Outra situação é quando o ator a ser dublado interpreta um personagem muito caricato, ou com características completamente contrárias ao seu porte vocal comum, exigindo que outro dublador com características mais próximas dessa proposta o interprete. E como não citar o exemplo dos nossos amados Wolverines. A voz de Isaac Bardavid como o carcajú no desenho dos X-Men da década de 90, está impressa em nossos ouvidos.
Um encontro épico!
Eis que, desde que Hugh Jackman assumiu o papel nos cinemas, Isaac foi sua fiel voz apenas nos filmes em que ambos deram vida ao Wolverine. Está aí um exemplo de dublagem que não é compatível com o ator, mas sim com o personagem.

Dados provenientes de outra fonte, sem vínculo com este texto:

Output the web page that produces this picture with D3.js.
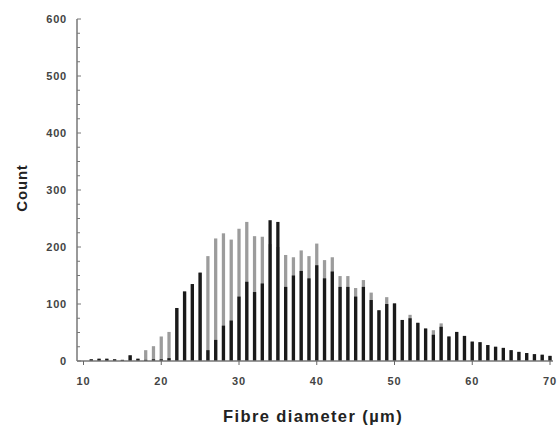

Em nenhuma outra produção Bardavid dá voz à Hugh Jackman. Esse ano, houve o lendário encontro dos dois, um deleite para os fãs.
Tudo isso nos mostra a diversidade de bons dubladores que temos, como são reconhecidos aqui e no exterior; sem falar das novas gerações que já estão surgindo com o mesmo potencial. Eu particularmente considero um privilégio ter mais de uma boa interpretação na dublagem para um filme, pois a tudo isso ainda se pode somar a atuação original. O público tem o poder de escolha, e em quase todos os casos, excelentes opções de dublagem à mão.